Due diligence directly affects deal value by revealing financial or legal liabilities that may reduce purchase price or require indemnities. Discovering unresolved litigation, tax liabilities, or contract issues can prompt buyers to seek price reductions, escrows or broader seller representations to offset perceived risk. Thorough diligence also identifies value-enhancing factors such as proprietary assets or strong customer relationships, which sellers can highlight during negotiation. Addressing areas of concern before closing often preserves value and streamlines final agreement terms.

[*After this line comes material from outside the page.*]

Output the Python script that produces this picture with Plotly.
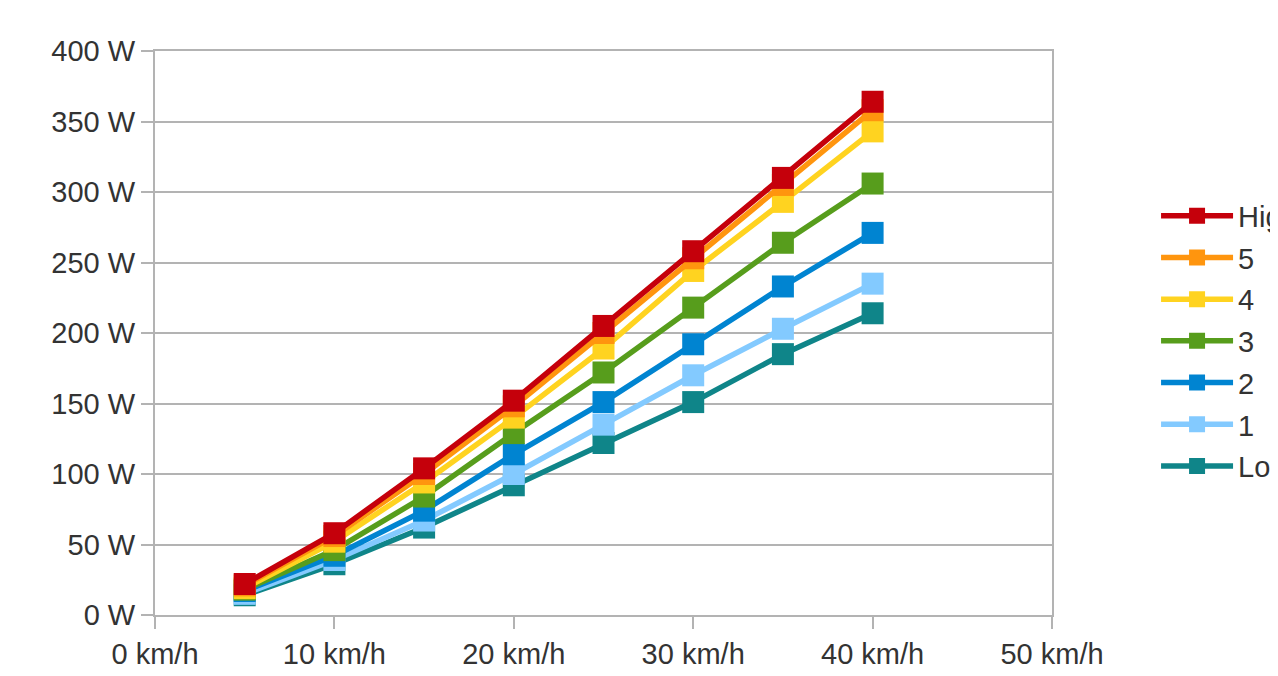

Buyers commonly seek protections such as representations and warranties, indemnity clauses, escrowed funds to cover specified risks, and purchase price holdbacks tied to performance. These mechanisms allocate responsibility for pre-closing liabilities and provide remedies if undisclosed issues arise after closing. Buyers also include covenants restricting seller actions before closing, conditions precedent to closing, and completion accounts provisions to adjust price based on working capital or other agreed measures, ensuring the economic outcome reflects the business’s actual state at closing.

Sellers limit post-closing liability by negotiating caps on indemnity amounts, setting time limits for claims, carving out certain known liabilities from indemnity obligations, and managing disclosure schedules carefully to reveal material issues upfront. Careful allocation of tax and environmental liabilities reduces surprises after closing. Structured payment arrangements, such as earn-outs or escrows, can bridge valuation gaps while protecting sellers from unmerited claims. Clear documentation and thoughtful negotiations balance seller protection with buyer assurance to facilitate deal completion.

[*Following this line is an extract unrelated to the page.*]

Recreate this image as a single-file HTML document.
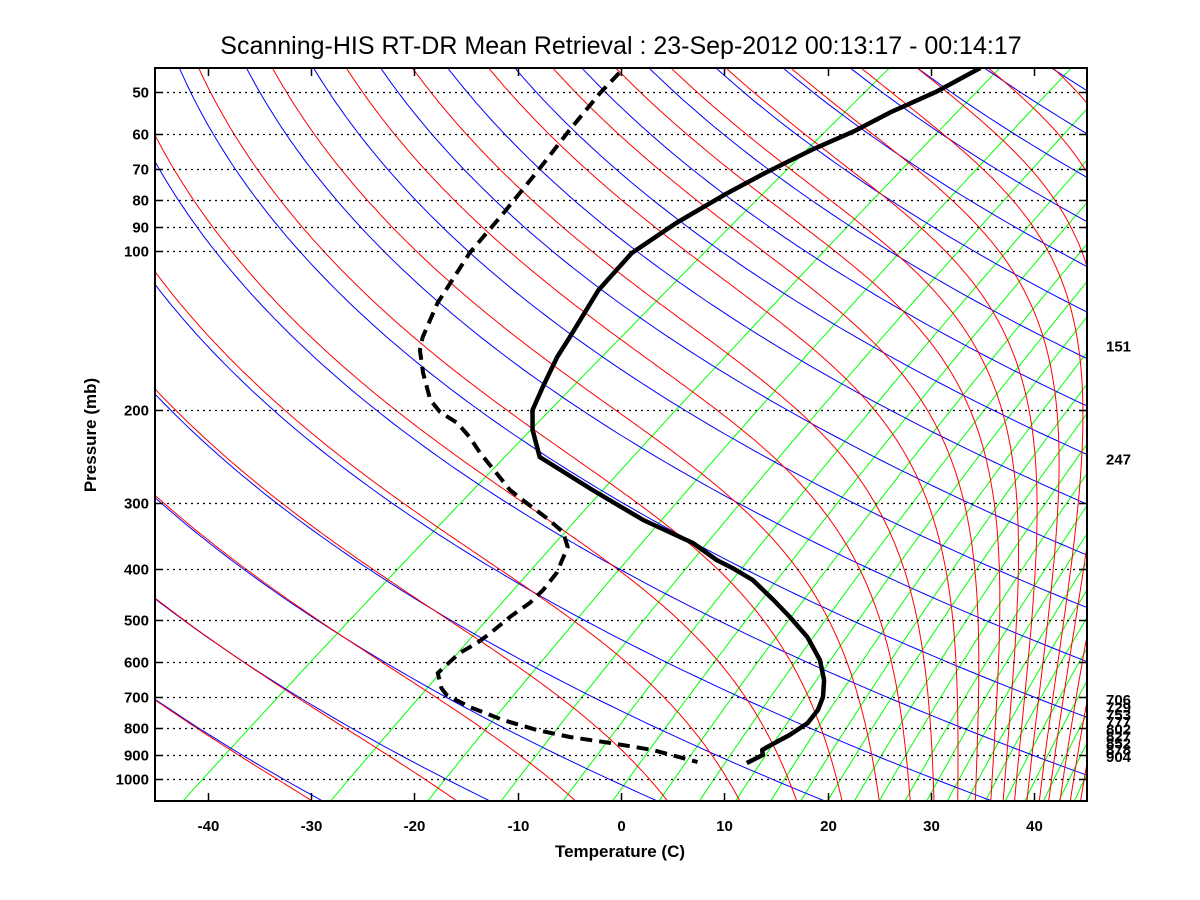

Some transactions require regulatory approval depending on industry, transaction size and competitive effects, including antitrust review at the federal level or sector-specific clearances. Early assessment of potential regulatory barriers and timelines helps parties anticipate delays and structure deals to address concerns. Cross-border deals may involve multiple regulatory regimes, further extending timelines. Legal counsel assesses filing thresholds, prepares required submissions, and advises on mitigation strategies to manage regulatory risk and maintain transaction momentum.

Purchase price adjustments commonly use mechanisms tied to working capital targets, net debt calculations, or performance metrics. Completion accounts prepared at or after closing reconcile actual financial position to negotiated targets and result in upward or downward adjustments to the price based on agreed formulas. Earn-outs tie portions of the purchase price to future performance metrics, aligning buyer and seller incentives but requiring clear measurement and dispute resolution processes. Clear drafting of adjustment formulas and deadlines reduces post-closing disputes over calculations.

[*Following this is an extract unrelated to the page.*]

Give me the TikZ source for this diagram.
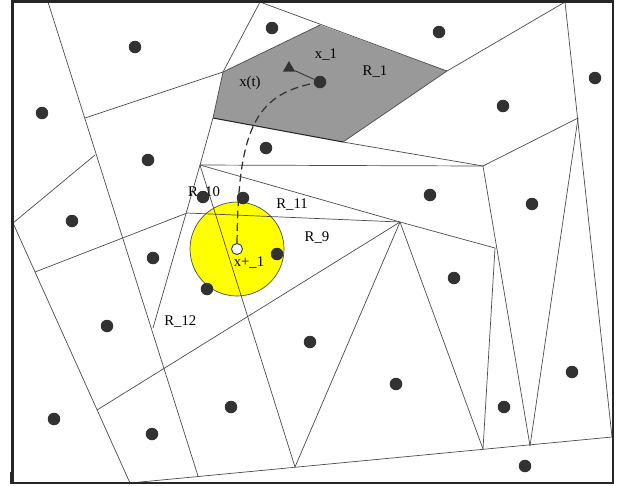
\documentclass[tikz,border=0pt]{standalone}
\usepackage{fontspec}
\setmainfont{Liberation Serif}
\usetikzlibrary{shapes.geometric}
\definecolor{CellGray}{RGB}{153,153,153}
\definecolor{SiteDark}{RGB}{50,50,50}
\definecolor{BallYellow}{RGB}{255,255,0}

\begin{document}
\begin{tikzpicture}[x=0.02cm,y=-0.02cm,font=\fontsize{8.4}{10}\selectfont,
  edge/.style={black!70,line width=0.4pt},
  site/.style={circle,fill=SiteDark,inner sep=0pt,minimum size=0.25cm},
  lbl/.style={inner sep=0pt}]
  \useasboundingbox (0,0) rectangle (621,485);

  % shaded cell R_1 and the yellow ball
  \fill[CellGray] (223,72) -- (320,25) -- (447,71) -- (343,142) -- (213,118) -- cycle;
  \filldraw[fill=BallYellow,draw=black!70,line width=0.4pt] (237,249) circle [radius=0.94cm];

  % cell edges
  \draw[edge] (48,2) -- (198,476);
  \draw[edge] (85,118) -- (223,72);
  \draw[edge] (13,223) -- (95,155);
  \draw[edge] (13,223) -- (130,483);
  \draw[edge] (35,272) -- (187,213) -- (400,222);
  \draw[edge] (260,2) -- (223,72) -- (213,118) -- (200,165) -- (153,328);
  \draw[edge] (260,2) -- (447,71) -- (565,2);
  \draw[edge] (223,72) -- (320,25);
  \draw[edge,black!85,line width=0.6pt] (213,118) -- (343,142);
  \draw[edge] (343,142) -- (483,166);
  \draw[edge] (447,71) -- (343,142);
  \draw[edge] (200,165) -- (483,166) -- (578,118);
  \draw[edge] (565,2) -- (612,437);
  \draw[edge] (483,166) -- (530,446);
  \draw[edge] (578,118) -- (530,446);
  \draw[edge] (200,165) -- (400,222) -- (495,248) -- (483,449);
  \draw[edge] (200,165) -- (295,467);
  \draw[edge] (400,222) -- (295,467);
  \draw[edge] (400,222) -- (483,449);
  \draw[edge] (400,222) -- (97,410);
  \draw[edge] (130,483) -- (612,437);

  % frame
  \draw[line width=1.3pt,black!85] (12.5,1.5) rectangle (613,483);
  \draw[line width=1pt,black!85] (11,472) -- (11,484);

  % labels
  \node[lbl] (lx1) at (326,55) {x\_1};
  \node[lbl] (lr1) at (375,72) {R\_1};
  \node[lbl] (lxt) at (250,83) {x(t)};
  \node[lbl] (lr10) at (204,193) {R\_10};
  \node[lbl] (lr11) at (292,205) {R\_11};
  \node[lbl] (lr9) at (317,238) {R\_9};
  \node[lbl] (lxp) at (249,263) {x+\_1};
  \node[lbl,anchor=west] (lr12) at (164,322) {R\_12};

  % sites
  \foreach \x/\y [count=\i] in {135/47, 272/28, 42/113, 148/160, 266/148, 72/221,
      203/197, 243/198, 439/32, 595/78, 503/106, 430/195, 532/204, 153/258,
      207/289, 107/326, 310/342, 54/419, 152/434, 231/407, 277/254, 454/278,
      396/384, 504/407, 572/372, 525/466}
    \node[site] (s\i) at (\x,\y) {};
  \node[site] (x1) at (320,82) {};
  \node[regular polygon,regular polygon sides=3,fill=SiteDark,inner sep=0pt,
    minimum size=0.28cm] (obs) at (289,68) {};
  \node[circle,fill=white,draw=SiteDark,line width=0.5pt,inner sep=0pt,
    minimum size=0.22cm] (xp) at (237,249) {};

  % trajectory
  \draw[SiteDark,line width=0.5pt] (obs) -- (x1);
  \draw[SiteDark,line width=0.7pt,dash pattern=on 4.5pt off 2.5pt]
    (xp) .. controls (238,130) and (255,95) .. (x1);
\end{tikzpicture}
\end{document}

Employment agreements affect the transfer of key personnel, non-compete and confidentiality protections, and post-closing retention incentives. Buyers often request signed agreements or transition commitments to ensure continuity of operations and protect customer relationships and intellectual property. Addressing employee benefits, change-of-control provisions and union or contract obligations during negotiation prevents surprises. Clear communication and well-crafted retention arrangements help maintain morale and operational stability after a transaction closes.

Family-owned businesses should start succession planning early, aligning legal, tax and operational strategies to facilitate a sale or internal transfer that preserves business continuity. Formalizing governance, updating corporate documents and resolving estate planning matters reduces ambiguity in ownership transitions and strengthens buyer confidence. Engaging legal counsel to draft buy-sell agreements, value the business appropriately, and structure transfers to address tax and family dynamics helps achieve an orderly transition. Thoughtful planning minimizes disputes and supports long-term preservation of business value for stakeholders.